The number that jumps out is 1.2 million margin calls in one crash.
South Korea’s retail trading boom just hit the ugly part of the cycle.
The KOSPI dropped 8.95% in one day, triggering a circuit breaker.
SK Hynix fell 15.37%.
Samsung dropped 10.7%.
And the damage was not just on paper.
Around 320,000 to 360,000 accounts were fully liquidated by brokers.
Positions gone.
Some investors left owing money.
🚨 1.2 million Koreans just got margin called in a single crash.
That is roughly 1 in every 30 working age adults in the entire country.
Korea's Financial Supervisory Service says over 1.2 million leveraged retail accounts triggered margin calls as of July 13.
Between 320,000… pic.twitter.com/Urr7M1wbJ1
— Bull Theory (@BullTheoryio) July 14, 2026
The reason the selling got so violent comes down to leverage.
The margin call to receivables ratio jumped to around 5%, compared with the usual 1% to 2% range over the past two years.
Brokerage receivables tied to margin loans crossed 2 trillion KRW, nearly double the typical 900 billion to 1 trillion KRW range.
Retail traders had piled into leveraged ETFs and crowded into the same chip names.
Then the selling started.
And forced selling does not care about price targets or long-term stories.
A broker does not wait for a stock to recover.
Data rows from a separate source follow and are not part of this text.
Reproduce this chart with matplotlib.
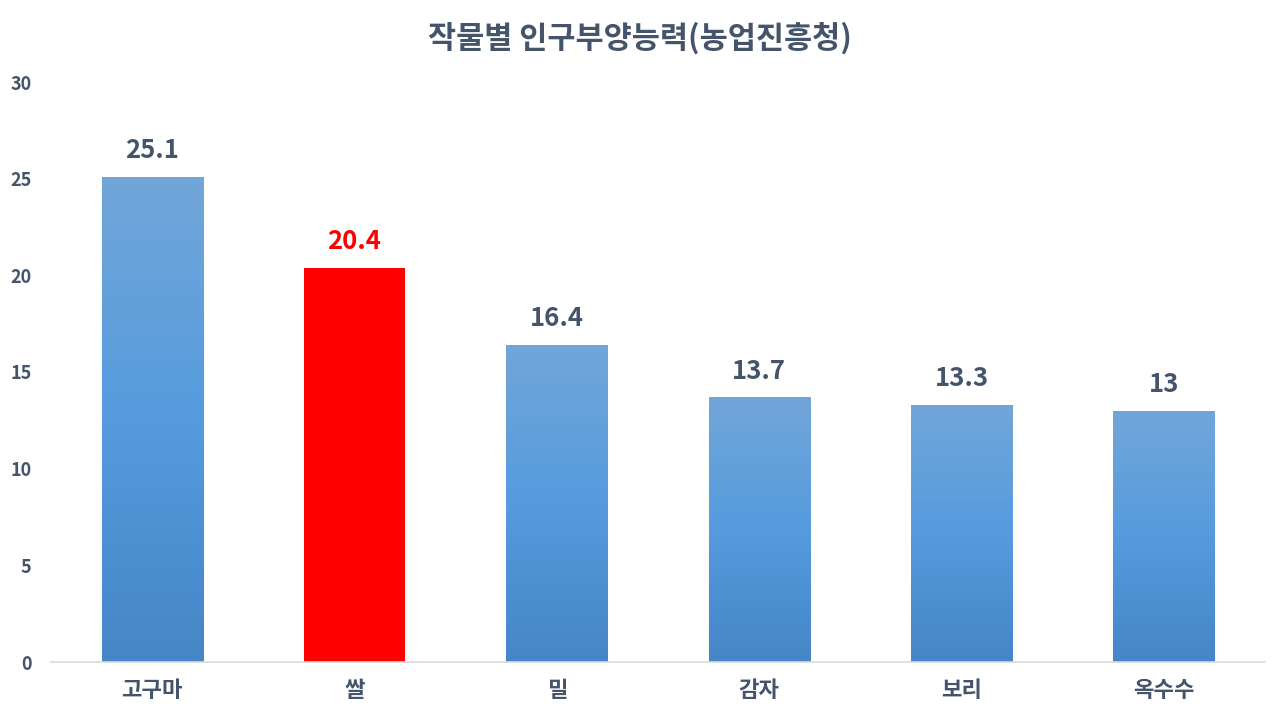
import matplotlib
matplotlib.use("Agg")
import matplotlib.pyplot as plt
import numpy as np
from matplotlib.colors import LinearSegmentedColormap

plt.rcParams['font.family'] = ['Noto Sans CJK KR', 'DejaVu Sans']

title = "작물별 인구부양능력(농업진흥청)"
categories = ["고구마", "쌀", "밀", "감자", "보리", "옥수수"]
values = [25.1, 20.4, 16.4, 13.7, 13.3, 13]
value_labels = ["25.1", "20.4", "16.4", "13.7", "13.3", "13"]
highlight = "쌀"
yticks = [0, 5, 10, 15, 20, 25, 30]

text_color = "#44546A"
red = "#FF0000"
grad = LinearSegmentedColormap.from_list("g", ["#4586C6", "#559BDE", "#72A6D9"])

fig = plt.figure(figsize=(12.8, 7.2), dpi=100)
ax = fig.add_axes([51/1280, 1 - 662/720, 1214/1280, 580/720])

x = np.arange(len(categories))
width = 0.5
bars = ax.bar(x, values, width=width, color="none", zorder=2)
grad_img = np.linspace(0, 1, 256).reshape(-1, 1)
for b, cat, v, lab in zip(bars, categories, values, value_labels):
    bx, by = b.get_x(), b.get_y()
    bw, bh = b.get_width(), b.get_height()
    if cat == highlight:
        b.set_facecolor(red)
        col = red
    else:
        im = ax.imshow(grad_img, cmap=grad, aspect="auto", origin="lower",
                       extent=[bx, bx + bw, by, by + bh], zorder=2)
        im.set_clip_path(b)
        col = text_color
    ax.annotate(lab, (bx + bw / 2, v), xytext=(0, 9), textcoords="offset points",
                ha="center", va="bottom", fontsize=18.5, fontweight="bold", color=col)

ax.set_xlim(-0.5, len(categories) - 0.5)
ax.set_ylim(0, 30)
ax.set_yticks(yticks)
ax.set_yticklabels([str(t) for t in yticks])
ax.set_xticks(x)
ax.set_xticklabels(categories)
for s in ["top", "right", "left"]:
    ax.spines[s].set_visible(False)
ax.spines["bottom"].set_color("#D9D9D9")
ax.spines["bottom"].set_linewidth(1.2)
ax.tick_params(axis="y", length=0, pad=14, labelsize=13, labelcolor=text_color)
ax.tick_params(axis="x", length=0, pad=12, labelsize=16, labelcolor=text_color)
for t in ax.get_yticklabels():
    t.set_fontweight("bold")
for t in ax.get_xticklabels():
    t.set_fontweight("bold")

fig.text(0.5, 1 - 38/720, title, ha="center", va="center", fontsize=22,
         fontweight="bold", color=text_color)

fig.savefig("out.png", dpi=100)
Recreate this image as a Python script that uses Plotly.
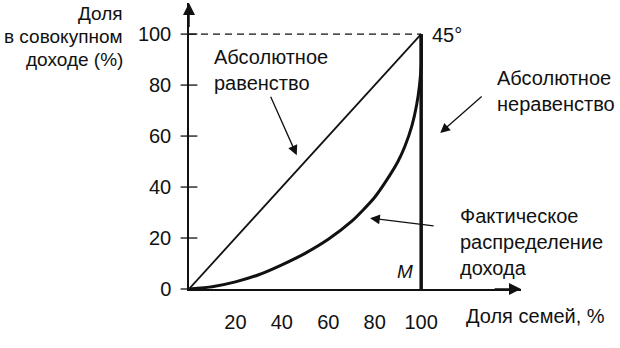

A margin call gets triggered.
The position gets sold.
That selling pushes prices lower.
Which triggers more selling.
The worst part is the final damage may not even be fully visible yet.
Liquidation data often arrives after the market move.
So the numbers from this crash could still grow.
The warning signs were already there.
Korean retail margin debt surged 72.5% in 2025 as investors chased semiconductor stocks.
Now the same leverage that helped push stocks higher is accelerating the fall.
A market can survive bad news.
It struggles when everyone is forced to sell at the same time.